# Topological Subspace is Topological Space

## Theorem

Let $\left({X, \tau}\right)$ be a topological space.

Let $H \subseteq X$ be a non-empty subset of $X$.

Let $\tau_H = \left\{{U \cap H: U \in \tau}\right\}$ be the subspace topology on $H$.

Then the topological subspace $\left({H, \tau_H}\right)$ is a topological space.

## Proof 1

We verify the open set axioms for $\tau_H$ to be a topology on $H$.
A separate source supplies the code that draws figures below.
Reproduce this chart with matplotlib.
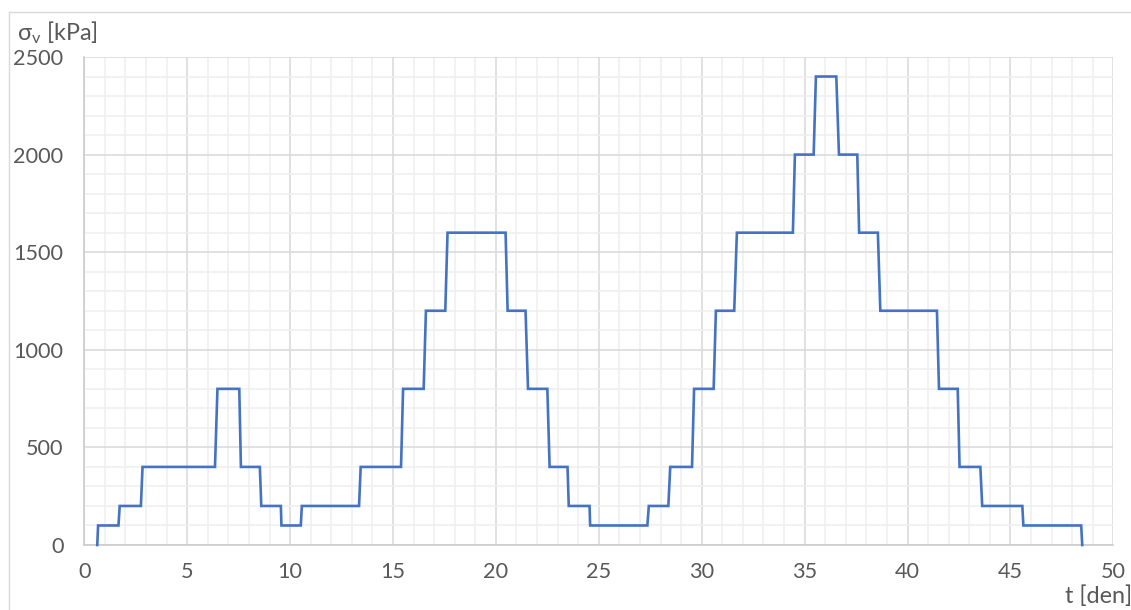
import matplotlib
matplotlib.use("Agg")
import matplotlib.pyplot as plt
from matplotlib.ticker import MultipleLocator
from matplotlib.lines import Line2D

# ---- data ----
t_days = [0.63, 0.67, 1.66, 1.72, 2.75, 2.83, 6.35, 6.47, 7.53, 7.61,
          8.53, 8.60, 9.55, 9.58, 10.52, 10.57, 13.35, 13.43, 15.39, 15.49,
          16.49, 16.60, 17.54, 17.65, 20.47, 20.57, 21.44, 21.56, 22.50, 22.61,
          23.48, 23.54, 24.55, 24.58, 27.36, 27.43, 28.38, 28.47, 29.53, 29.63,
          30.58, 30.69, 31.58, 31.71, 34.43, 34.53, 35.44, 35.55, 36.54, 36.67,
          37.56, 37.65, 38.56, 38.68, 41.43, 41.53, 42.44, 42.53, 43.54, 43.63,
          45.58, 45.63, 48.44, 48.49]
sigma_kpa = [0, 100, 100, 200, 200, 400, 400, 800, 800, 400,
             400, 200, 200, 100, 100, 200, 200, 400, 400, 800,
             800, 1200, 1200, 1600, 1600, 1200, 1200, 800, 800, 400,
             400, 200, 200, 100, 100, 200, 200, 400, 400, 800,
             800, 1200, 1200, 1600, 1600, 2000, 2000, 2400, 2400, 2000,
             2000, 1600, 1600, 1200, 1200, 800, 800, 400, 400, 200,
             200, 100, 100, 0]
x_label = "t [den]"
y_label = "σ$_\\mathregular{v}$ [kPa]"

W, H = 1131, 610
fig = plt.figure(figsize=(W / 100, H / 100), dpi=100)
fig.patch.set_facecolor("white")

FONT = "Lato"
TXT = "#595959"

x0, x1 = 84.3, 1113.3
ytop, ybot = 57, 545
ax = fig.add_axes([x0 / W, (H - ybot) / H, (x1 - x0) / W, (ybot - ytop) / H])

ax.set_xlim(0, 50)
ax.set_ylim(0, 2500)
ax.xaxis.set_major_locator(MultipleLocator(5))
ax.xaxis.set_minor_locator(MultipleLocator(1))
ax.yaxis.set_major_locator(MultipleLocator(500))
ax.yaxis.set_minor_locator(MultipleLocator(100))

ax.grid(which="minor", color="#efefef", linewidth=1.1)
ax.grid(which="major", color="#d9d9d9", linewidth=1.1)
ax.set_axisbelow(True)

for s in ["top", "right"]:
    ax.spines[s].set_visible(False)
for s in ["left", "bottom"]:
    ax.spines[s].set_color("#c9c9c9")
    ax.spines[s].set_linewidth(1.1)

ax.tick_params(which="both", length=0)
ax.tick_params(axis="x", pad=12, labelsize=15.6, labelcolor=TXT)
ax.tick_params(axis="y", pad=15, labelsize=15.6, labelcolor=TXT)
for lab in ax.get_xticklabels() + ax.get_yticklabels():
    lab.set_family(FONT)

ax.plot(t_days, sigma_kpa, color="#4472C4", linewidth=1.9, solid_joinstyle="miter", clip_on=False, zorder=3)

# axis titles
fig.text(17 / W, (H - 40) / H, y_label, ha="left", va="baseline",
         fontsize=16.8, color=TXT, family=FONT)
fig.text(1132 / W, (H - 603) / H, x_label, ha="right", va="baseline",
         fontsize=16.8, color=TXT, family=FONT)

# outer chart border
fig.add_artist(Line2D([8.5 / W, 1.0], [(H - 11.5) / H, (H - 11.5) / H],
                      transform=fig.transFigure, color="#d9d9d9", linewidth=1.0))
fig.add_artist(Line2D([8.5 / W, 8.5 / W], [0, (H - 11.5) / H],
                      transform=fig.transFigure, color="#d9d9d9", linewidth=1.0))

fig.savefig("out.png", dpi=100, facecolor="white")
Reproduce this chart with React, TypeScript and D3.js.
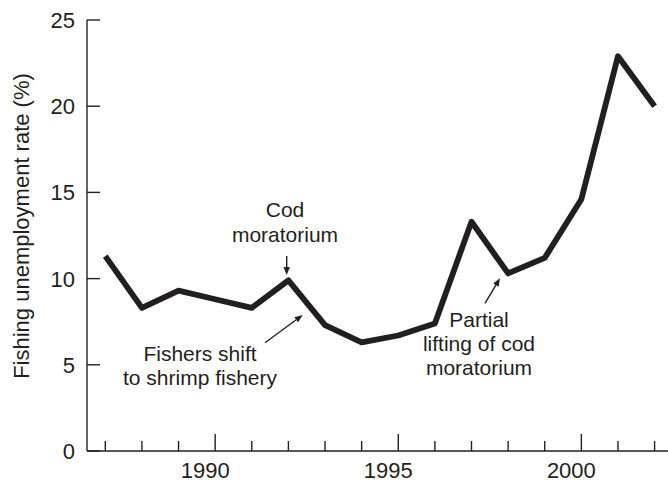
import React from 'react';
import * as d3 from 'd3';

// fishing unemployment rate by year
const years = [1987, 1988, 1989, 1990, 1991, 1992, 1993, 1994, 1995, 1996, 1997, 1998, 1999, 2000, 2001, 2002];
const rates = [11.3, 8.3, 9.3, 8.8, 8.3, 9.9, 7.3, 6.3, 6.7, 7.4, 13.3, 10.3, 11.2, 14.6, 22.9, 20.0];

const yTicks = [0, 5, 10, 15, 20, 25];
const xMajorTicks = [1990, 1995, 2000];
const xMinorTicks = [1987, 1988, 1989, 1991, 1992, 1993, 1994, 1996, 1997, 1998, 1999, 2001, 2002];

const yTitle = 'Fishing unemployment rate (%)';

const ink = '#231f20';
const font = '"Liberation Sans", Arial, Helvetica, sans-serif';

const App = () => {
    const width = 668, height = 485;
    const x = d3.scaleLinear().domain([1986.5, 2002.5]).range([87, 672.9]);
    const y = d3.scaleLinear().domain([0, 25]).range([451, 20]);

    const line = d3.line<number>()
        .x((d, i) => x(years[i]))
        .y(d => y(d));

    // little arrows for the notes
    const arrow = (x1: number, y1: number, x2: number, y2: number) => {
        const ang = Math.atan2(y2 - y1, x2 - x1);
        const len = 8, half = 3.2;
        const bx = x2 - len * Math.cos(ang), by = y2 - len * Math.sin(ang);
        const px = -Math.sin(ang) * half, py = Math.cos(ang) * half;
        return (
            <g>
                <line x1={x1} y1={y1} x2={bx} y2={by} stroke={ink} strokeWidth={1.4} />
                <path d={`M${x2},${y2}L${bx + px},${by + py}L${bx - px},${by - py}Z`} fill={ink} />
            </g>
        );
    };

    return (
        <svg width={width} height={height} style={{ position: 'absolute', left: 0, top: 0, background: '#fff' }}
            fontFamily={font} fill={ink}>
            {/* axes */}
            <line x1={x(1986.5)} y1={y(0)} x2={x(2002.5)} y2={y(0)} stroke={ink} strokeWidth={1.4} />
            <line x1={x(1986.5)} y1={y(0)} x2={x(1986.5)} y2={y(25)} stroke={ink} strokeWidth={1.4} />
            {yTicks.map(t => (
                <g key={'y' + t}>
                    <line x1={x(1986.5)} x2={x(1986.5) + 13} y1={y(t)} y2={y(t)} stroke={ink} strokeWidth={1.4} />
                    <text x={75} y={y(t)} dy="0.36em" textAnchor="end" fontSize={22}>{t}</text>
                </g>
            ))}
            {xMinorTicks.map(t => (
                <line key={'m' + t} x1={x(t)} x2={x(t)} y1={y(0)} y2={y(0) - 10} stroke={ink} strokeWidth={1.4} />
            ))}
            {xMajorTicks.map(t => (
                <g key={'x' + t}>
                    <line x1={x(t)} x2={x(t)} y1={y(0)} y2={y(0) - 17} stroke={ink} strokeWidth={1.4} />
                    {/* labels sit a little left of their ticks in the original */}
                    <text x={x(t) - 10} y={478} textAnchor="middle" fontSize={22}>{t}</text>
                </g>
            ))}
            <text transform={`translate(29,226) rotate(-90)`} textAnchor="middle" fontSize={22}>{yTitle}</text>

            {/* series */}
            <path d={line(rates) || ''} fill="none" stroke={ink} strokeWidth={5.8} strokeLinejoin="round" />

            {/* notes */}
            <g fontSize={21} textAnchor="middle">
                <text x={285} y={217}>Cod</text>
                <text x={285} y={242}>moratorium</text>
                <text x={200} y={361}>Fishers shift</text>
                <text x={200} y={385}>to shrimp fishery</text>
                <text x={479} y={327}>Partial</text>
                <text x={479} y={351}>lifting of cod</text>
                <text x={479} y={375}>moratorium</text>
            </g>
            {arrow(286.7, 256, 286.7, 275)}
            {arrow(265, 342.7, 302.7, 315)}
            {arrow(485, 303.3, 500, 278.3)}
        </svg>
    );
};

export default App;
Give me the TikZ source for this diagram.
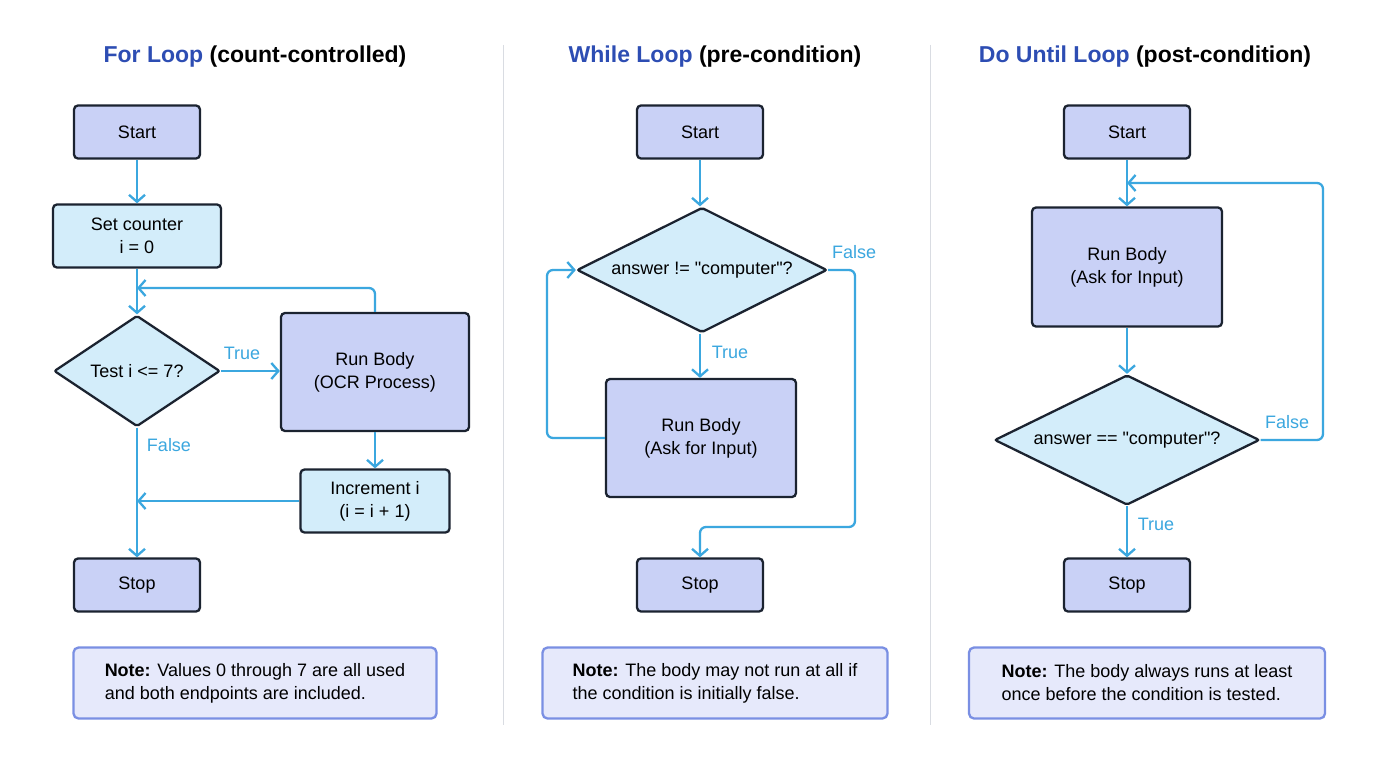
\documentclass[tikz,border=0pt]{standalone}
\usepackage{fontspec}
\setmainfont{Liberation Sans}
\newfontfamily\qf{Liberation Sans}[Ligatures=ResetAll]
\usetikzlibrary{arrows.meta,shapes.geometric}
\definecolor{ln}{HTML}{3BA7DF}
\definecolor{lb}{HTML}{D3EDFA}
\definecolor{lav}{HTML}{C9D1F6}
\definecolor{bd}{HTML}{1B2330}
\definecolor{tb}{HTML}{2D4DB3}
\definecolor{nf}{HTML}{E6E9FB}
\definecolor{nb}{HTML}{7A8FE3}
\definecolor{sep}{HTML}{D9DCE2}
\newcommand{\qq}{{\qf\symbol{"22}}}
\begin{document}
\begin{tikzpicture}[x=1pt,y=-1pt,
 box/.style={draw=bd,line width=2.3pt,rounded corners=4pt,align=center,font=\fontsize{18}{23}\selectfont,inner sep=0pt},
 lbox/.style={box,fill=lb},
 vbox/.style={box,fill=lav},
 dia/.style={draw=bd,line width=2.3pt,fill=lb,diamond,inner sep=0pt,rounded corners=2pt},
 dtx/.style={font=\fontsize{18}{22}\selectfont},
 note/.style={draw=nb,line width=2.3pt,fill=nf,rounded corners=5pt,align=left,font=\fontsize{18}{23}\selectfont,inner sep=0pt},
 ar/.style={draw=ln,line width=2.3pt,-{Straight Barb[length=7pt,width=16pt,line width=2.3pt]},rounded corners=6pt},
 lab/.style={text=ln,font=\fontsize{18}{20}\selectfont},
 ttl/.style={font=\fontsize{23}{27}\selectfont\bfseries}]
\useasboundingbox (0,0) rectangle (1376,768);
\fill[white] (0,0) rectangle (1376,768);
\draw[sep,line width=1pt] (503,45) -- (503,725);
\draw[sep,line width=1pt] (930,45) -- (930,725);
% Panel 1
\node[ttl] (t1) at (255,57) {\textcolor{tb}{For Loop} (count-controlled)};
\node[vbox,minimum width=126pt,minimum height=53pt] (s1) at (137,132) {Start};
\node[lbox,minimum width=168pt,minimum height=63pt] (c1) at (137,236) {Set counter\\i = 0};
\node[dia,minimum width=166pt,minimum height=111pt] (d1) at (137,371) {};
\node[dtx] (d1t) at (d1.center) {Test i <= 7?};
\node[vbox,minimum width=188pt,minimum height=118pt] (r1) at (375,372) {Run Body\\(OCR Process)};
\node[lbox,minimum width=149pt,minimum height=63pt] (i1) at (375,501) {Increment i\\(i = i + 1)};
\node[vbox,minimum width=126pt,minimum height=53pt] (e1) at (137,585) {Stop};
\node[note,minimum width=363pt,minimum height=71pt] (n1) at (255,683) {\textbf{Note:} Values 0 through 7 are all used\\and both endpoints are included.};
\draw[ar] (s1) -- (c1);
\draw[ar] (c1) -- (d1);
\coordinate (j1) at (137,288);
\draw[ar] (r1.north) |- (j1);
\draw[ar] (d1.east) -- (d1.east -| r1.west);
\node[lab] at (242,353) {True};
\draw[ar] (d1) -- (e1);
\node[lab] at (169,445) {False};
\draw[ar] (r1) -- (i1);
\coordinate (j2) at (137,501);
\draw[ar] (i1.west) -- (j2);
% Panel 2
\node[ttl] (t2) at (715,57) {\textcolor{tb}{While Loop} (pre-condition)};
\node[vbox,minimum width=126pt,minimum height=53pt] (s2) at (700,132) {Start};
\node[dia,minimum width=250pt,minimum height=125pt] (d2) at (702,270) {};
\node[dtx] (d2t) at (d2.center) {answer != \qq computer\qq?};
\node[vbox,minimum width=190pt,minimum height=118pt] (r2) at (701,438) {Run Body\\(Ask for Input)};
\node[vbox,minimum width=126pt,minimum height=53pt] (e2) at (700,585) {Stop};
\node[note,minimum width=345pt,minimum height=71pt] (n2) at (715,683) {\textbf{Note:} The body may not run at all if\\the condition is initially false.};
\draw[ar] (s2) -- (s2 |- d2.north);
\draw[ar] (d2.south -| s2) -- (r2.north -| s2);
\node[lab] at (730,352) {True};
\draw[ar] (r2.west) -- (547,438) -- (547,270) -- (d2.west);
\draw[ar] (d2.east) -- (855,270) -- (855,527) -- (700,527) -- (e2.north);
\node[lab] at (854,252) {False};
% Panel 3
\node[ttl] (t3) at (1145,57) {\textcolor{tb}{Do Until Loop} (post-condition)};
\node[vbox,minimum width=126pt,minimum height=53pt] (s3) at (1127,132) {Start};
\node[vbox,minimum width=190pt,minimum height=119pt] (r3) at (1127,267) {Run Body\\(Ask for Input)};
\node[dia,minimum width=265pt,minimum height=130pt] (d3) at (1127,440) {};
\node[dtx] (d3t) at (d3.center) {answer == \qq computer\qq?};
\node[vbox,minimum width=126pt,minimum height=53pt] (e3) at (1127,585) {Stop};
\node[note,minimum width=356pt,minimum height=71pt] (n3) at (1147,683) {\textbf{Note:} The body always runs at least\\once before the condition is tested.};
\draw[ar] (s3) -- (r3);
\coordinate (j3) at (1127,183);
\draw[ar] (d3.east) -- (1323,440) -- (1323,183) -- (j3);
\node[lab] at (1287,422) {False};
\draw[ar] (r3) -- (d3);
\draw[ar] (d3) -- (e3);
\node[lab] at (1156,524) {True};
\end{tikzpicture}
\end{document}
### $({O1})$: Union of Open Sets

Let $\mathcal A \subseteq \tau_H$.

It is to be shown that:

$\displaystyle \bigcup \mathcal A \in \tau_H$

Define:

$\displaystyle \mathcal A' = \left\{{V \in \tau: V \cap H \subseteq \bigcup \mathcal A}\right\} \subseteq \tau$

Let:

$\displaystyle U = \bigcup \mathcal A'$

By the definition of a topology, we have $U \in \tau$.

$\displaystyle U \cap H = \bigcup_{V \mathop \in \mathcal A'} \left({V \cap H}\right) \subseteq \bigcup \mathcal A$

By the definition of $\tau_H$ and by Set is Subset of Union: General Result, we have:

$\displaystyle \forall S \in \mathcal A: \exists V \in \tau: S = V \cap H \subseteq \bigcup \mathcal A$

That is:

$\forall S \in \mathcal A: \exists V \in \mathcal A': S = V \cap H$

By Set is Subset of Union: General Result, we have:

$\displaystyle \forall V \in \mathcal A': V \subseteq U$

Since intersection preserves subsets, it follows that:

$\forall S \in \mathcal A: S \subseteq U \cap H$

By Union is Smallest Superset: General Result, we conclude that:

$\displaystyle \bigcup \mathcal A \subseteq U \cap H$

Hence, by definition of set equality:

$\displaystyle \bigcup \mathcal A = U \cap H \in \tau_H$

$\Box$

### $({O2})$: Pairwise Intersection of Open Sets

Let $A, B \in \tau_H$.

Let $U, V \in \tau$ be such that $A = U \cap H$ and $B = V \cap H$.

By the definition of a topology, we have $U \cap V \in \tau$.

$A \cap B = \left({U \cap V}\right) \cap H \in \tau_H$

$\Box$

### $({O3})$: Set Itself

By the definition of a topology, we have $X \in \tau$.

By Intersection with Subset is Subset, it follows that $H = X \cap H \in \tau_H$.

$\Box$

All the open set axioms are fulfilled, and the result follows.

$\blacksquare$

## Proof 2

Follows directly from Subspace Topology is Initial Topology with respect to Inclusion Mapping.

$\blacksquare$